Hau received a Ph.D from the University of Aarhus, Denmark in 1991 and worked at the Rowland Institute before moving to Harvard in 1999.
For the past few years, she has led a research team which worked on slowing light to a stop by using atoms cooled to several billionths of a degree above absolute zero.
Usually, any information contained in a light beam is destroyed when its photons are absorbed by atoms. In Hau’s research, the information is preserved, and can be converted back into a light beam through the use of lasers.
This “storage” process does not effect the properties of the light beam, making it potentially invaluable in processing and storing optical information.
“It’s very early in the field, but I certainly hope that [the research] will turn out to be very important,” Hau said.

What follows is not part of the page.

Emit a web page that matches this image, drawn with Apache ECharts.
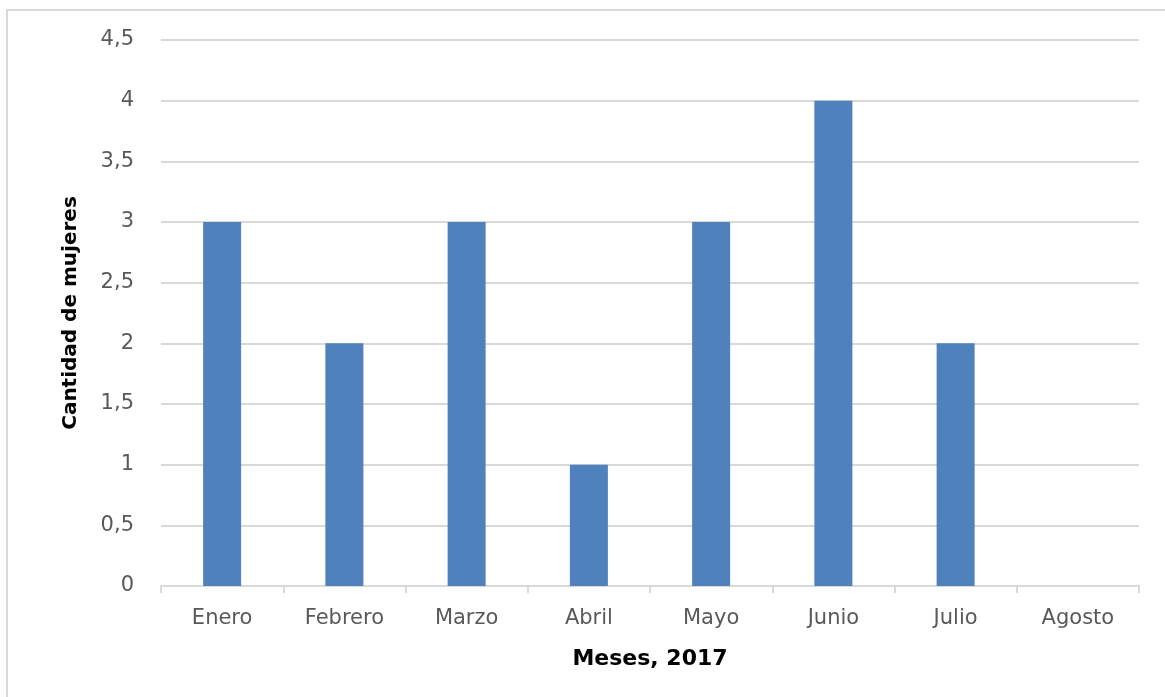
<!DOCTYPE html>
<html>
<head>
<meta charset="utf-8">
<script src="https://cdn.jsdelivr.net/npm/echarts@6/dist/echarts.min.js"></script>
<style>html,body{margin:0;padding:0;background:#fff}#c{width:1165px;height:697px}</style>
</head>
<body>
<div id="c"></div>
<script>
const categories = ['Enero','Febrero','Marzo','Abril','Mayo','Junio','Julio','Agosto'];
const values = [3, 2, 3, 1, 3, 4, 2, 0];
const yTicks = [0, 0.5, 1, 1.5, 2, 2.5, 3, 3.5, 4, 4.5];
const xTitle = 'Meses, 2017';
const yTitle = 'Cantidad de mujeres';

const chart = echarts.init(document.getElementById('c'));
chart.setOption({
  animation: false,
  graphic: [{
    type: 'rect', shape: {x: 7, y: 10, width: 1200, height: 720},
    style: {fill: 'none', stroke: '#d9d9d9', lineWidth: 2}, silent: true
  }],
  grid: {left: 161, right: 26, top: 40, bottom: 111},
  xAxis: {
    type: 'category', data: categories,
    axisLine: {lineStyle: {color: '#d9d9d9', width: 2}},
    axisTick: {show: true, alignWithLabel: false, length: 7, lineStyle: {color: '#d9d9d9', width: 2}},
    axisLabel: {color: '#595959', fontFamily: 'DejaVu Sans', fontSize: 21, margin: 22},
    name: xTitle, nameLocation: 'middle', nameGap: 62,
    nameTextStyle: {color: '#000', fontWeight: 'bold', fontFamily: 'DejaVu Sans', fontSize: 22}
  },
  yAxis: {
    type: 'value', min: 0, max: 4.5, interval: 0.5,
    axisLine: {show: false}, axisTick: {show: false},
    splitLine: {lineStyle: {color: '#d9d9d9', width: 2}},
    axisLabel: {color: '#595959', fontFamily: 'DejaVu Sans', fontSize: 21, margin: 27,
      formatter: v => yTicks.includes(v) ? String(v).replace('.', ',') : ''},
    name: yTitle, nameLocation: 'middle', nameGap: 80,
    nameTextStyle: {color: '#000', fontWeight: 'bold', fontFamily: 'DejaVu Sans', fontSize: 20}
  },
  series: [{
    type: 'bar', data: values, barWidth: 38,
    itemStyle: {color: '#4f81bd'}
  }]
});
</script>
</body>
</html>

Although Hau’s graduate training focused on the theoretical aspects of physics, some of her most recent projects have involved practical application.
She has been experimenting in nanotechnology, trying to take “a lab full of optics and optical gizmos, and squeeze it onto a chip.”
She has recently been in discussion with the Danish photonics company NKT about other possible uses for her research.
When asked what she would do with the money, Hau said it was still too early to tell.
“I’d like to keep moving into the most exciting new field. That’s quite difficult with traditional funding,” she said.
Hau has not ruled out the idea of a sabbatical, but is quick to praise Harvard and her students.
“Optics is really great at Harvard, and one of the great rewards here is the students,” she said.
The MacArthur Foundation would not reveal any information about the decision-making process that selected Hau.
“As a rule we don’t talk about the specific reason why a winner is chosen,” said Daniel Socolow, the director of the fellows program.
“[Candidates] must show exceptional creativity and have great potential. The fellowship must also really make a difference in leveraging that potential.”
The MacArthur Foundation is a private, independent grant-making institution dedicated to helping groups and individuals foster lasting improvement in the human condition.
Other recipients this year included a concert pianist, a papyrologist, and several other artists and scientists.
In the past two years, Harvard’s Loeb Associate Professor of the Natural Sciences Daniel P. Schrag and Professor of Physics Juan M. Maldacena both received fellowships.